Restoring the Courthouse's Crown
A new protective coating is to be applied to the stonework around Marshall County's Courthouse roof and clock towers, according to the superintendent managing the job for the county.
The old coating is being removed, Superintendent Robert Dexter explained on the roof Wednesday afternoon. It's like a plastic bag. It keeps moisture from getting through, but that traps moisture in the stone.
"It was well-intended," he said. "But if moisture gets in there, things start to deteriorate."
The new coating, Dexter says, is a membrane that allows the rock to exhale moisture, but keeps rain from being absorbed.
It might be likened to the window of a police interrogation room that reflects like a mirror into the room, but allows a view into the room.
Now, painters are applying a substance to adhere to the old sealant. On top of that is a plastic sheet that's used to strip off the old coating, Dexter explained.
Meanwhile, wood frames were being built this week for molds to make new sections of the short wall around the roof, the superintendent said.
"These lower walls just received a wood blocking," Dexter said near that part of the restoration project as he held back a white rubberized roofing material that's to be replaced. It was pulled away to install new blocking boards for a metal wrapping, and it's been placed back over the low wall until it's removed again to accommodate new metal.
"All of this will be covered with a metal cap," he said.
The architect and county commissioners decided to accept a recommendation by a roofing subcontractor for D.F. Chase Construction, the Nashville-based general contractor who employs Dexter.
Using aluminum is better than using copper again, he said.
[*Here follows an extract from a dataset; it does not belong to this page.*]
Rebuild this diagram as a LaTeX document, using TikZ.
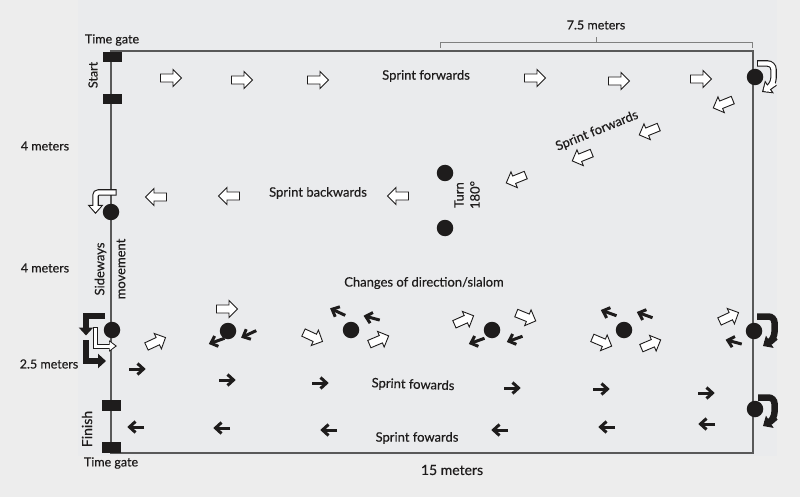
\documentclass[tikz,border=0pt]{standalone}
\usepackage{fontspec}
\setmainfont[FakeBold=0.35]{Lato}
\usetikzlibrary{arrows.meta}
\definecolor{bgout}{RGB}{237,237,237}
\definecolor{bgin}{RGB}{234,235,237}
\definecolor{ink}{RGB}{30,28,28}
\begin{document}
\begin{tikzpicture}[x=1pt,y=-1pt,
  lbl/.style={font=\fontsize{12.5}{15}\selectfont, text=ink, inner sep=0},
  cone/.style={circle, fill=ink, minimum size=16.5, inner sep=0},
  gate/.style={fill=ink, minimum width=19, minimum height=10.5, inner sep=0},
  frame/.style={draw=black!65, line width=1.1},
  oarrow/.pic={\draw[fill=white, draw=ink, line width=0.9, line join=miter]
     (-10.5,-4) -- (2,-4) -- (2,-8.5) -- (10.5,0) -- (2,8.5) -- (2,4) -- (-10.5,4) -- cycle;},
  barrow/.pic={\draw[draw=ink, line width=3] (-8,0) -- (5.5,0);
     \draw[draw=ink, line width=3, line join=miter] (0.5,-5.5) -- (6.5,0) -- (0.5,5.5);},
  bthick/.style={draw=ink, line width=6.5, -{Triangle[length=8,width=14]}},
  othick/.style={draw=ink, line width=6.5, -{Triangle[length=9,width=15]}},
  othin/.style={draw=white, line width=4.3, shorten >=1.8, shorten <=1, -{Triangle[length=6,width=10.5]}}
]
\useasboundingbox (0,0) rectangle (800,497);
\fill[bgout] (0,0) rectangle (800,497);
\fill[bgin] (78,0) rectangle (777,456);

% field
\draw[frame] (111,51) rectangle (753,453);
% 7.5 m bracket
\draw[draw=black!50, line width=1] (440,48) -- (440,43) -- (752,43) -- (752,48) (596,43) -- (596,37);

% gates
\node[gate] (g1) at (112.5,57) {};
\node[gate] (g2) at (112.5,99) {};
\node[gate] (g3) at (111.5,405.5) {};
\node[gate] (g4) at (111.5,447.5) {};

% cones
\node[cone] (k1) at (755,77) {};
\node[cone] (k2) at (445,173) {};
\node[cone] (k3) at (445,228) {};
\node[cone] (k4) at (111,212) {};
\node[cone] (k5) at (112,330) {};
\node[cone] (k6) at (228,331) {};
\node[cone] (k7) at (351,330) {};
\node[cone] (k8) at (492,330) {};
\node[cone] (k9) at (624,330) {};
\node[cone] (k10) at (754,331) {};
\node[cone] (k11) at (755,409) {};

% labels
\node[lbl] (t1) at (112,40) {Time gate};
\node[lbl] (t2) at (111,463) {Time gate};
\node[lbl, rotate=90] (t3) at (93,75) {Start};
\node[lbl, rotate=90, font=\fontsize{14}{16}\selectfont] (t4) at (87,429) {Finish};
\node[lbl] (t5) at (45,146) {4 meters};
\node[lbl] (t6) at (45,268) {4 meters};
\node[lbl] (t7) at (49,364) {2.5 meters};
\node[lbl] (t8) at (596,25) {7.5 meters};
\node[lbl, font=\fontsize{14}{16}\selectfont] (t9) at (452,470) {15 meters};
\node[lbl, font=\fontsize{13}{15}\selectfont] (t10) at (426,76) {Sprint forwards};
\node[lbl, rotate=22, font=\fontsize{13}{15}\selectfont] (t11) at (597,131) {Sprint forwards};
\node[lbl, font=\fontsize{13}{15}\selectfont] (t12) at (318,193) {Sprint backwards};
\node[lbl, rotate=90, align=center, font=\fontsize{13}{16}\selectfont] (t13) at (467,195) {Turn\\180°};
\node[lbl, rotate=90, align=center, font=\fontsize{13}{21}\selectfont] (t14) at (110,269) {Sideways\\movement};
\node[lbl, font=\fontsize{13}{15}\selectfont] (t15) at (424,283) {Changes of direction/slalom};
\node[lbl, rotate=-2, font=\fontsize{13}{15}\selectfont] (t16) at (413,385) {Sprint fowards};
\node[lbl, font=\fontsize{13}{15}\selectfont] (t17) at (417,438) {Sprint fowards};

% open block arrows
\foreach \x/\y/\a in {171/78/0, 242/80/0, 318/80/0, 535/78/0, 619/81/0, 701/79/0,
  723/104/202, 649/131/202, 582/157/202, 516/179/202,
  398/196/180, 229/196/180, 156/197/180,
  227/309/0, 156/342/25, 313/337/-25, 379/340/23, 464/320/24, 526/317/-22,
  602/342/-23, 651/344/23, 729/317/25}
  \pic[rotate=\a] at (\x,\y) {oarrow};

% black arrows
\foreach \x/\y/\a in {217/341/200, 249/334/205, 338/312/155, 372/318/165,
  477/341/200, 515/339/200, 609/313/160, 645/315/160, 734/342/165,
  137/369/0, 227/380/0, 320/383/0, 512/388/0, 601/389/0, 706/393/0,
  136/427/180, 222/428/180, 329/430/180, 500/430/180, 607/427/180, 707/424/180}
  \pic[rotate=\a] at (\x,\y) {barrow};

% turning arrows (open)
\draw[othick, rounded corners=6] (757,63.5) -- (773.5,63.5) -- (773.5,84) -- (770,86.5) -- (762,92);
\draw[othin, rounded corners=6] (757,63.5) -- (773.5,63.5) -- (773.5,84) -- (770,86.5) -- (762,92);
\draw[othick, rounded corners=3] (116.5,192.5) -- (95.5,192.5) -- (95.5,214);
\draw[othin, rounded corners=3] (116.5,192.5) -- (95.5,192.5) -- (95.5,214);

% black L-arrows at sideways cone
\draw[bthick] (105,316) -- (86,316) -- (86,335.5);
\draw[bthick] (86,340) -- (86,361) -- (106,361);
\draw[othick, line width=5, -{Triangle[length=8,width=11]}] (95,327) -- (95,346) -- (117,346);
\draw[othin, line width=3, -{Triangle[length=5.5,width=8]}] (95,327) -- (95,346) -- (117,346);

% black turning arrows right side
\draw[bthick, rounded corners=6] (757,316.5) -- (774.5,316.5) -- (774.5,338) -- (771,341) -- (763,346);
\draw[bthick, rounded corners=6] (758,397.5) -- (774.5,397.5) -- (774.5,418) -- (771,421) -- (763,426);
\end{tikzpicture}
\end{document}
Copper, however, will be used at the clock towers.
Thursday, Dexter anticipated the Florida-based clock repairman to arrive and take the clockworks back to his shop.
County commissioners appropriated more than $400,000 to replace the roof and restore other fixtures, walls, clocks and towers atop the building.
Among the sub-contractors' crews is Ricky Begley of the Marshall County part of Rally Hill, a painter with Franklin-based Charlie Irwin Painting Co.
"We're all thankful," Begley said, "because a lot of people are out of work and Charlie is one of the subcontractors who has work.
"I also pay taxes in Marshall County," Begley said.